How to derive an analogue of the covariance matrix for standard deviation?

Question

The covariance matrix can be interpreted as a summarization of a whole dataset into a single matrix representing a quadratic form that computes the variance of that dataset in a certain direction. I realize one might answer my question by: "you can compute std. dev. as $\sqrt{x^T\Sigma x}$", but I am not looking for a way to compute the standard deviation per se, I am looking for a way how to derive a summarization of the dataset (similar to what the covariance matrix is for computing variance) that will allow me to do this.

Let's say I don't know that covariance matrices exist and let's say I want to find a way how to compute the average value of standard deviation of a dataset $X = \left\{x_1, x_2, ..., x_N | x_i \in \mathbb{R}^N\right\}$ in the direction given by a unit vector $d$. Assume that the dataset $X$ has been de-meaned. This is how I would go about computing it:

$$\text{std}(d) = \frac{1}{N}\sum^N_i = |x_i \cdot d|$$

Writing a similar function for the variance and simplifying the expression yields the covariance matrix, which is a compressed representation of the whole dataset for the purposes of computing variance in arbitrary direction (and I'm comfortable with this derivation). How can I derive a similar compressed representation (not necessarily a matrix) of the whole dataset, but for computation of the standard deviation? Does such compressed representation even exist?

Or does such compressed representation exist only when we square the dot product (= the covariance matrix in this case)? Why is squaring so special? Why cannot we use any other symmetric functions like $x^4$ or $exp(|x|)$ to arrive at a summarization of a whole dataset for to purposes of computing a measure of spread (not necessarily variance)?

Answer 1

You might be looking for a matrix $A$ which satisfies $A^TA = \Sigma$ I think. Notice how $$ \|Ax\|^2 = x^T A^TA x = x^T \Sigma x $$ i.e. $\|Ax\| = \sqrt{x^T\Sigma x}$

Covariance Reconstruction

Let $Y=(Y_1,\dots, Y_n)$ be a random vector of centered ($\mathbb{E}[Y_i]=0$) random variables with covariance zero and variance $1$, i.e. $$ \mathbb{E}[Y_i Y_j] = \delta_{ij} = \begin{cases} 0 & i\neq j\\ 1 & i=j \end{cases} $$ Let us now consider $X=A^T Y$. $X$ is still centered, so $$ \text{Cov}(X_i, X_j) = \mathbb{E}[(A^T Y)_i (A^TY)_j] = \mathbb{E}[(A^TYY^T A)_{ij}] = (A^T \underbrace{\mathbb{E}[YY^T]}_{\mathbb{I}}A)_{ij} = (A^T A)_{ij} = \Sigma_{ij} $$ So $X$ has now covariance $\Sigma$. At the same time $(A^T)^{-1} X = Y$ is uncorrelated and standardized.
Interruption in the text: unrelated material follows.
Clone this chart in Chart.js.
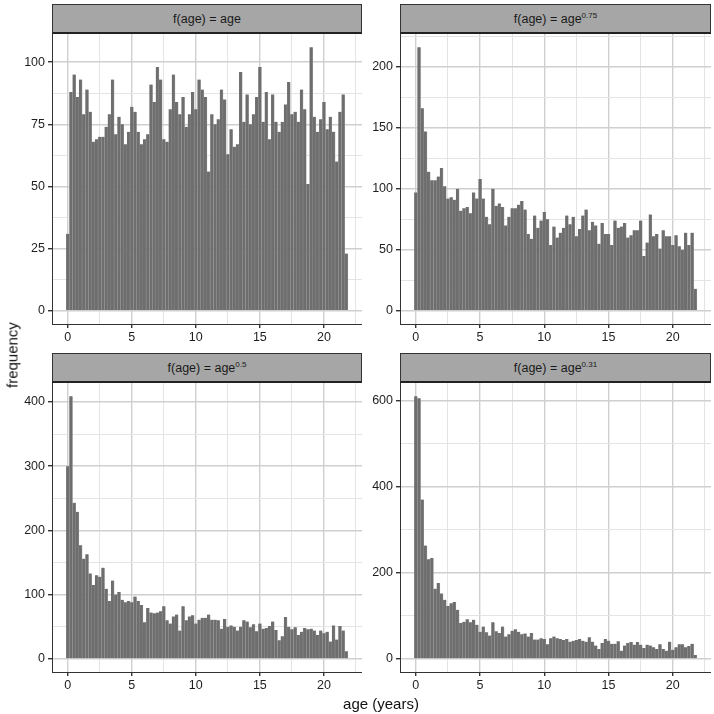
<!DOCTYPE html>
<html>
<head>
<meta charset="utf-8">
<script src="https://cdn.jsdelivr.net/npm/chart.js@4/dist/chart.umd.min.js"></script>
<style>
  body { margin: 0; background: #fff; font-family: "Liberation Sans", Arial, sans-serif; }
  #wrap { position: relative; width: 714px; height: 714px; overflow: hidden; }
  canvas { position: absolute; }
  .strip {
    position: absolute; height: 30px; background: #a6a6a6;
    border: 1px solid #333; border-bottom: 2px solid #222; box-sizing: border-box;
    text-align: center; font-size: 12.5px; line-height: 28px; color: #1a1a1a;
  }
  .strip sup { font-size: 8px; vertical-align: 0; position: relative; top: -5px; }
  .title { position: absolute; font-size: 15px; color: #111; white-space: nowrap; }
</style>
</head>
<body>
<div id="wrap">
  <div class="strip" style="left:52px;top:4px;width:310px;">f(age) = age</div>
  <div class="strip" style="left:400px;top:4px;width:311px;">f(age) = age<sup>0.75</sup></div>
  <div class="strip" style="left:52px;top:353px;width:310px;">f(age) = age<sup>0.5</sup></div>
  <div class="strip" style="left:400px;top:353px;width:311px;">f(age) = age<sup>0.31</sup></div>
  <canvas id="p1" width="362" height="312" style="left:0;top:34px;"></canvas>
  <canvas id="p2" width="363" height="312" style="left:348px;top:34px;"></canvas>
  <canvas id="p3" width="362" height="311" style="left:0;top:383px;"></canvas>
  <canvas id="p4" width="363" height="311" style="left:348px;top:383px;"></canvas>
  <div class="title" style="left:12px;top:355px;transform:translate(-50%,-50%) rotate(-90deg);">frequency</div>
  <div class="title" style="left:381px;top:703px;transform:translate(-50%,-50%);">age (years)</div>
</div>
<script>
// histogram counts, bin width 0.25 years, bins centred on 0, 0.25, ... 21.75
var BIN_WIDTH = 0.25;
var freqAge = [31,88,95,86,93,79,89,80,68,69,
  70,70,74,79,93,71,78,75,67,72,
  82,80,72,67,69,71,91,84,98,93,
  69,68,81,95,84,79,86,74,79,88,
  81,93,89,86,56,79,75,77,89,85,
  63,73,66,67,96,76,87,75,79,86,
  98,76,88,69,87,76,72,76,83,92,
  79,80,76,89,81,51,106,78,72,77,
  84,73,78,72,60,80,87,23];
var freqAge075 = [97,216,166,147,114,107,107,110,117,102,
  92,93,91,100,82,84,85,80,97,92,
  108,92,77,71,100,86,88,85,70,77,
  84,84,87,90,83,63,59,78,68,74,
  81,75,54,69,60,64,68,78,71,77,
  61,67,78,83,66,73,70,55,72,63,
  63,54,74,68,69,72,60,62,66,66,
  74,45,56,79,61,63,51,66,61,61,
  54,62,53,50,64,54,64,18];
var freqAge05 = [300,409,243,229,177,156,163,133,115,130,
  128,142,109,90,122,100,104,92,88,90,
  88,97,90,84,57,79,72,71,72,74,
  82,60,55,66,69,44,82,60,66,68,
  55,61,64,64,69,61,61,60,47,62,
  50,52,50,44,50,60,58,49,54,43,
  55,47,48,51,58,45,29,35,65,50,
  46,49,37,42,48,46,47,44,37,44,
  40,42,27,52,30,51,44,12];
var freqAge031 = [610,605,370,263,231,234,163,176,152,137,
  123,129,132,114,83,86,92,85,91,79,
  63,75,62,54,85,64,60,75,52,57,
  65,69,63,57,59,52,60,45,45,48,
  46,34,48,52,48,46,44,46,40,42,
  44,46,42,40,50,40,31,23,37,46,
  42,35,35,41,19,31,37,39,33,39,
  33,25,33,31,27,23,34,23,19,40,
  21,27,34,34,27,30,35,9];
var xTickLabels = [0, 5, 10, 15, 20];

var tickFont = { family: "'Liberation Sans', Arial, sans-serif", size: 12.5 };
var majorGrid = "#cfcfcf", minorGrid = "#e4e4e4";

function isMajor(v, step) {
  return Math.abs(v / step - Math.round(v / step)) < 1e-6;
}
function tickMajor(c, step) {
  return c.tick ? isMajor(c.tick.value, step) : true;
}

function makePanel(id, counts, yMin, yMax, yMajor) {
  var yMinor = yMajor / 2;
  var yTicks = [];
  for (var v = 0; v <= yMax; v += yMinor) yTicks.push(v);
  var xTicks = [];
  for (var x = 0; x <= 22.9; x += 2.5) xTicks.push(x);

  var pts = counts.map(function (c, i) { return { x: i * BIN_WIDTH, y: c }; });

  new Chart(document.getElementById(id).getContext("2d"), {
    type: "bar",
    data: {
      datasets: [{
        data: pts,
        backgroundColor: "#6e6e6e",
        borderColor: "#959595",
        borderWidth: { left: 0, right: 0.6, top: 0, bottom: 0 },
        borderSkipped: false,
        barPercentage: 1,
        categoryPercentage: 1,
      }],
    },
    options: {
      responsive: false,
      animation: false,
      layout: { padding: 0 },
      plugins: { legend: { display: false }, tooltip: { enabled: false } },
      scales: {
        x: {
          type: "linear", min: -1.225, max: 22.975, offset: false,
          afterBuildTicks: function (s) { s.ticks = xTicks.map(function (v) { return { value: v }; }); },
          afterFit: function (s) { s.height = 22; s.paddingLeft = 0; s.paddingRight = 0; },
          ticks: {
            autoSkip: false, maxRotation: 0, padding: 2, font: tickFont, color: "#1f1f1f",
            callback: function (v) { return xTickLabels.indexOf(v) >= 0 ? String(v) : ""; },
          },
          grid: {
            offset: false,
            color: function (c) { return tickMajor(c, 5) ? majorGrid : minorGrid; },
            lineWidth: function (c) { return tickMajor(c, 5) ? 1.4 : 1; },
            tickLength: 4,
            tickColor: function (c) { return tickMajor(c, 5) ? "#333" : "rgba(0,0,0,0)"; },
          },
          border: { color: "#333", width: 1 },
        },
        y: {
          min: yMin, max: yMax,
          afterBuildTicks: function (s) { s.ticks = yTicks.map(function (v) { return { value: v }; }); },
          afterFit: function (s) { s.width = 52; s.paddingTop = 0; s.paddingBottom = 0; },
          ticks: {
            padding: 3, font: tickFont, color: "#1f1f1f",
            callback: function (v) { return isMajor(v, yMajor) ? String(v) : ""; },
          },
          grid: {
            offset: false,
            color: function (c) { return tickMajor(c, yMajor) ? majorGrid : minorGrid; },
            lineWidth: function (c) { return tickMajor(c, yMajor) ? 1.4 : 1; },
            tickLength: 4,
            tickColor: function (c) { return tickMajor(c, yMajor) ? "#333" : "rgba(0,0,0,0)"; },
          },
          border: { color: "#333", width: 1 },
        },
      },
    },
  });
}

makePanel("p1", freqAge, -5.3, 111.3, 25);
makePanel("p2", freqAge075, -10.8, 226.8, 50);
makePanel("p3", freqAge05, -20.5, 429.5, 100);
makePanel("p4", freqAge031, -30.5, 640.5, 200);
</script>
</body>
</html>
This is the "whitening" that was mentioned in the comments

Normal distribution

If you have a standard normal distributed random variable $Y\sim \mathcal{N}(0,1)$, then $X:=\sigma Y\sim\mathcal{N}(0,\sigma^2)$. Similarly for an iid standard normal vector $Y\sim \mathcal{N}(0,\mathbb{I})$ we have that $X= A^T Y \sim\mathcal{N}(0, \Sigma)$.

A is not unique

there are different $A$ which satisfy the equation $A^T A = \Sigma$.

1. Restricting ourselves to triangular matrices $A$: Cholesky Decomposition
2. Spectral Decomposition: Find an orthogonal matrix $U$ (i.e. $U^{-1} = U^T$) such that $$ \Sigma = U D U^T $$ where $D$ is a diagonal matrix. For a diagonal matrix it is easy to define $\sqrt{D}$ (entry-wise) and then you can define $A=U\sqrt{D}$. In essense this implies: take your iid normal vector $Y$, scale them by the standard deviations $\sqrt{d_i}$ where $d_i$ are the diagonal of $D$. And then rotate this resulting vector by $U$.